While U.S. officials declined to confirm it, Afghan authorities said an American airstrike Friday killed Islamic State affiliate leader Hafeez Sayeed and more than 30 other militants. That comes after Afghan officials earlier said another U.S. airstrike killed the affiliate’s second-highest official, Gul Zaman, and six others, including a former Pakistani Taliban spokesman named Shahidullah Shahid who earlier had joined the group.

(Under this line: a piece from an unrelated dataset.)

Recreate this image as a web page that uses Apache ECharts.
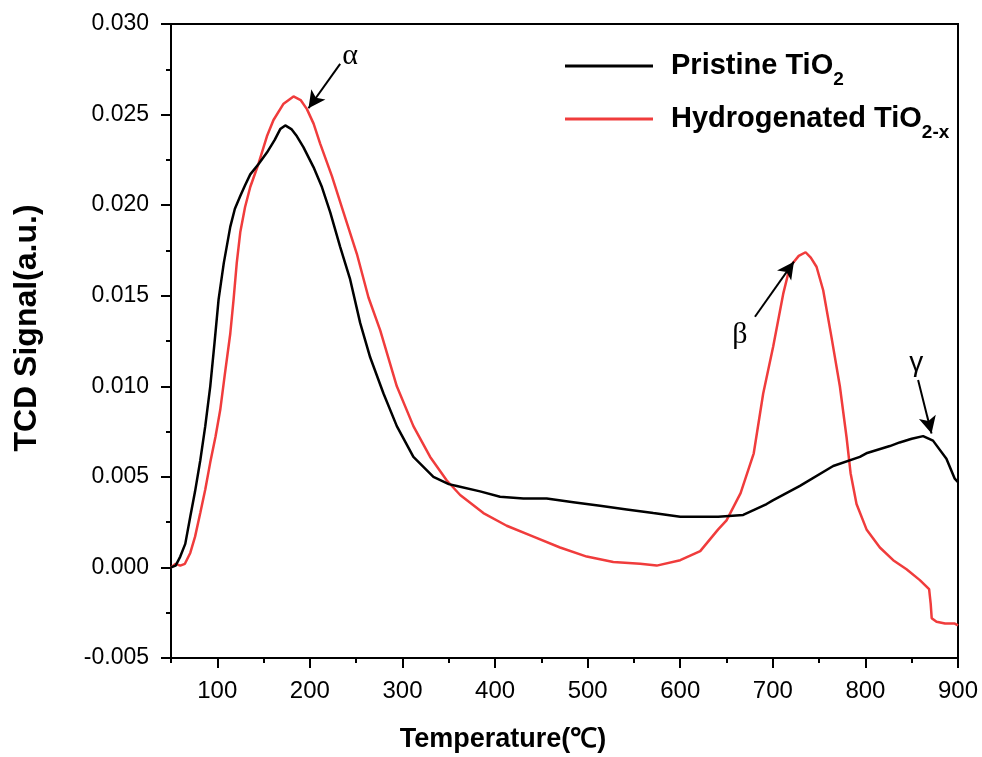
<!DOCTYPE html>
<html><head><meta charset="utf-8">
<script src="https://cdn.jsdelivr.net/npm/echarts@6/dist/echarts.min.js"></script>
<style>html,body{margin:0;padding:0;background:#fff}#c{width:982px;height:757px}</style>
</head><body><div id="c"></div>
<script>
// ---- data ----
const pristineT = [50,55,60,65.4,70.8,76,81.6,87,92.4,97,101.4,107,114,119,124.8,130,135.6,145,153.6,162,168,173.4,180,186,193,203.9,213,222,232.7,243.5,254.3,265.1,279.5,293.9,311.8,333.4,350,358.7,383.8,405.4,430.6,455.8,484.5,513.4,542.2,570.9,600,628.5,641,668,693.3,700,729.3,765.2,794,801,826.4,837,850,862.3,873,887.5,896.5,900];
const pristineV = [0,0.0001,0.0006,0.0013,0.0028,0.0042,0.0059,0.0078,0.0100,0.0124,0.0148,0.0168,0.0188,0.0198,0.0205,0.0211,0.0217,0.0223,0.0229,0.0236,0.0242,0.0244,0.0242,0.0238,0.0232,0.0221,0.0210,0.0196,0.0177,0.0159,0.0135,0.0116,0.0096,0.0078,0.0061,0.0050,0.0046,0.0045,0.0042,0.0039,0.0038,0.0038,0.0036,0.0034,0.0032,0.0030,0.0028,0.0028,0.0028,0.0029,0.0035,0.0037,0.0045,0.0056,0.0061,0.0063,0.0067,0.0069,0.0071,0.00725,0.0070,0.0060,0.0049,0.0047];
const hydroT = [50,55,60,65,70.8,76,81.6,87,92.4,98,103.2,108,114,117.6,121,124.8,130,135.6,144.6,153.6,160.7,171.6,182.3,190,196.8,204,211.1,223.8,236.3,250.8,263.3,275.9,293.9,311.8,329.9,347.9,362.3,387.4,412.6,441.4,470.2,499,527.7,556.7,574.6,600,621.6,641,650,665.2,679.4,689.6,700.4,711.2,718.4,728,735.4,741,747.2,754.4,763.4,772.4,779.6,784,790.4,801.2,815.6,830,844.4,858.8,868.8,870.5,871.6,876.8,886,896.5,900];
const hydroV = [0,0.0002,0.0001,0.0002,0.0008,0.0017,0.0030,0.0043,0.0058,0.0072,0.0087,0.0106,0.0129,0.0148,0.0168,0.0185,0.0199,0.0210,0.0223,0.0238,0.0247,0.0256,0.0260,0.0258,0.0253,0.0245,0.0234,0.0216,0.0196,0.0173,0.0149,0.0131,0.0100,0.0078,0.0061,0.0048,0.0040,0.0030,0.0023,0.0017,0.0011,0.0006,0.0003,0.0002,0.0001,0.0004,0.0009,0.0021,0.0026,0.0041,0.0063,0.0096,0.0122,0.0151,0.0166,0.0172,0.0174,0.0171,0.0166,0.0153,0.0127,0.0100,0.0072,0.0052,0.0035,0.0021,0.0011,0.0004,-0.0001,-0.0007,-0.0012,-0.0020,-0.0028,-0.0030,-0.0031,-0.0031,-0.0032];
const seriesNames = ['Pristine TiO2','Hydrogenated TiO2-x'];
const xMajorTicks = [100,200,300,400,500,600,700,800,900];
const xMinorTicks = [50,150,250,350,450,550,650,750,850];
const arrowFrom = [[232.7,0.0278],[680.7,0.01384],[856.9,0.01035]];
const arrowTo   = [[198.5,0.02535],[722.8,0.01688],[871.4,0.0074]];
const peakLabels = ['α','β','γ'];
const peakLabelAt = [[243.5,0.0282],[664.5,0.01283],[855,0.01127]];

const chart = echarts.init(document.getElementById('c'));
const F = 'Liberation Sans, Arial, sans-serif';
const mkData = (T,V) => T.map((t,i)=>[t,V[i]]);
const labelFonts = ['Liberation Serif, serif','Liberation Serif, serif','Liberation Sans, sans-serif'];
const labelSizes = [30,30,28];

chart.setOption({
  animation:false,
  backgroundColor:'#fff',
  grid:{left:171,right:24,top:24,bottom:99,show:true,borderColor:'#000',borderWidth:2},
  legend:{
    data:seriesNames, orient:'vertical', left:560, top:37, icon:'rect',
    itemWidth:88, itemHeight:3, itemGap:6,
    formatter:n => n===seriesNames[0] ? 'Pristine TiO{s|2}' : 'Hydrogenated TiO{s|2-x}',
    textStyle:{fontSize:29,fontWeight:'bold',color:'#000',fontFamily:F,lineHeight:46,padding:[0,0,0,13],
      rich:{s:{fontSize:19,fontWeight:'bold',fontFamily:F,color:'#000',lineHeight:20,padding:[28,0,0,0],verticalAlign:'bottom'}}}
  },
  xAxis:[{
    type:'value',min:50,max:900,interval:50,position:'bottom',
    axisLine:{onZero:false,lineStyle:{color:'#000',width:2}},
    axisTick:{customValues:xMajorTicks,length:10,lineStyle:{color:'#000',width:2}},
    axisLabel:{customValues:xMajorTicks,fontSize:24,color:'#000',margin:21,fontFamily:F},
    splitLine:{show:false}
  },{
    type:'value',min:50,max:900,interval:50,position:'bottom',
    axisLine:{show:false,onZero:false},
    axisTick:{customValues:xMinorTicks,length:5,lineStyle:{color:'#000',width:2}},
    axisLabel:{show:false},splitLine:{show:false}
  }],
  yAxis:{
    type:'value',min:-0.005,max:0.03,interval:0.005,
    axisLine:{show:true,onZero:false,lineStyle:{color:'#000',width:2}},
    axisTick:{show:true,length:10,lineStyle:{color:'#000',width:2}},
    minorTick:{show:true,splitNumber:2,length:5,lineStyle:{color:'#000',width:2}},
    axisLabel:{fontSize:23,color:'#000',margin:22,fontFamily:F,formatter:v=>v.toFixed(3)},
    splitLine:{show:false},minorSplitLine:{show:false}
  },
  graphic:[
    {type:'text',x:27,y:328,rotation:Math.PI/2,style:{text:'TCD Signal(a.u.)',fontSize:32,fontWeight:'bold',fontFamily:F,fill:'#000',align:'center',verticalAlign:'middle'}},
    {type:'text',x:503,y:740,style:{text:'Temperature(℃)',fontSize:27,fontWeight:'bold',fontFamily:F,fill:'#000',align:'center',verticalAlign:'middle'}}
  ],
  series:[
    {name:seriesNames[0],type:'line',showSymbol:false,data:mkData(pristineT,pristineV),
     color:'#000',lineStyle:{color:'#000',width:2.5},z:3,
     markLine:{silent:true,symbol:['none','arrow'],symbolSize:[13,17],
       lineStyle:{color:'#000',width:2,type:'solid'},label:{show:false},
       data:arrowFrom.map((f,i)=>[{coord:f},{coord:arrowTo[i]}])},
     markPoint:{silent:true,symbol:'circle',symbolSize:0,
       data:peakLabels.map((t,i)=>({name:t,coord:peakLabelAt[i],
         label:{show:true,position:'inside',formatter:t,color:'#000',fontSize:labelSizes[i],fontFamily:labelFonts[i]}}))}
    },
    {name:seriesNames[1],type:'line',showSymbol:false,data:mkData(hydroT,hydroV),
     color:'#f03c3c',lineStyle:{color:'#f03c3c',width:2.5},z:2}
  ]
});
</script></body></html>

“With the killings of Hafiz Sayeed, Gul Zaman and Shahidullah Shahid, who were the high-profile figures of Daesh in Afghanistan, we have destroyed the base of ISIS,” said Abdul Hassib Sediqi, a spokesman for Afghanistan’s National Directorate of Security, using two alternate names for the militant group.

Sediqi offered no photographs or other evidence to show the strikes killed the Islamic State affiliate’s top leaders, though he said Afghan authorities verified a body from Friday’s strike was Sayeed. Militants with the group have not discussed the strikes online.

NATO officials declined to immediately comment on the claim, saying they would issue a statement later Saturday. U.S. Army Col. Brian Tribus, a spokesman for U.S. Forces-Afghanistan, confirmed Americans carried out an airstrike Friday in Nangarhar’s Achin District, but declined to comment further.

NATO and U.S. officials have not commented on the strike that Afghan officials said killed Zaman and Shahid, which they said took place Monday in the same district as Friday’s strike.

The Islamic State group, which holds a self-declared “caliphate” across roughly a third of Syria and neighboring Iraq, has inspired militants across the greater Middle East and Africa to declare allegiance to its leader, Abu Bakr al-Baghdadi.

The militants include those in Egypt who purportedly claimed a car bombing early Saturday at the Italian Consulate in Cairo that killed one person.

They also include militants in Pakistan and Afghanistan, the target of a U.S.-led invasion after the 2001 al-Qaida terror attacks on America.